Противостояние, сложившееся даже не в XIX веке, и, кажется, не в XVIII, а куда раньше, Октябрьская революция не сняла. «Славянофилы» и «западники» меняли имена, но суть оставалась прежней.
Оппоненты чувствовали угрозу, исходящую от Шолохова.
Шолохов не имел доверия к ним.
То, что газетная перебранка совсем не касалась сути вопроса, значения для тех, кто понимал подоплёку, не имело. Все, кто надо, позицию Шолохова считывали.
Так понемногу формировался новый шолоховский образ. Не прежний разбитной казак, изредка наведывающийся в Москву, не боящийся ни чёрта, ни генсека – а упрямый, тяжёлый, смурной человек, отстаивающий свою тяжёлую и смурную правоту.
Лидия Чуковская – дочка Корнея Ивановича – записывала в том году в дневнике: «Сейчас Шолохов уже ничем не отличается от Панфёрова: тот же выдуманный русский язык, та же внутренняя душевная грубость». Кажется, она первой сформулировала то, что скоро станет расхожей точкой зрения в среде либеральной интеллигенции.
И язык, конечно же, был у него не выдуманный, и душевная грубость его – вопрос спорный, но с какого-то времени им нравилось так думать о своём главном оппоненте.
И на фоне этого устаревшего и грубого писателя – совсем иначе думать о себе.
По совокупности сделанного к 1954 году соперничать Шолохову было по-прежнему не с кем. Когда в январе этого года Нобелевский комитет обратится к старейшему русскому писателю, академику Сергееву-Ценскому с просьбой предложить своего кандидата, он ответит: считаю за честь предложить Шолохова.
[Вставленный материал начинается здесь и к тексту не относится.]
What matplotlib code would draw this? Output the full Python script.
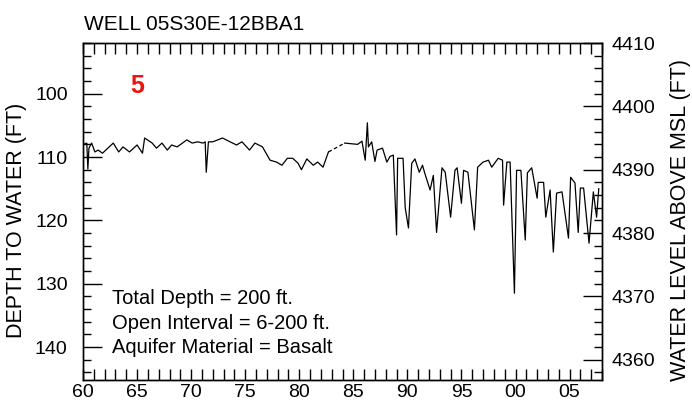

И приведёт очередную статистику: к 1954 году в СССР было 412 изданий Шолохова на 55 языках общим тиражом 19 миллионов 947 тысяч экземпляров.
В том же году «Литературная газета» произвела подсчёт переводов советских писателей на иностранные языки, не считая внутренних изданий на языках народов СССР. Самое большое количество переводов имели «Молодая гвардия» Фадеева и «Повесть о настоящем человеке» Бориса Полевого: обе книги были переведены на 60 языков. Другие книги Полевого даже близко не имели подобного успеха и, к слову, иметь не будут.
«Разгром» Фадеева был переведён на 36 языков.
Но самый высокий совокупный результат всё равно был у Шолохова – 55 переводов на иностранные языки «Тихого Дона» и 53 перевода «Поднятой целины».
Столько же, 53 перевода, было у романа Симонова «Дни и ночи». Однако другие его книги такого успеха за границей тоже не имели. По 43 перевода было у повести Валентина Катаева «Белеет парус одинокий» и повести Аркадия Гайдара «Тимур и его команда».
Из ушедших советских писателей выше был результат только у Николая Островского: роман «Как закалялась сталь» был переведён на 78 языков. Но «Рождённые бурей» – уже на 25. Затем шла «Педагогическая поэма» Макаренко, переведённая на 52 языка.
Советская литература к середине 1950-х была одной из ведущих и востребованных, а Шолохов – в числе самых знаменитых писателей мира. При этом «Поднятая целина» почти не уступала «Тихому Дону» в популярности.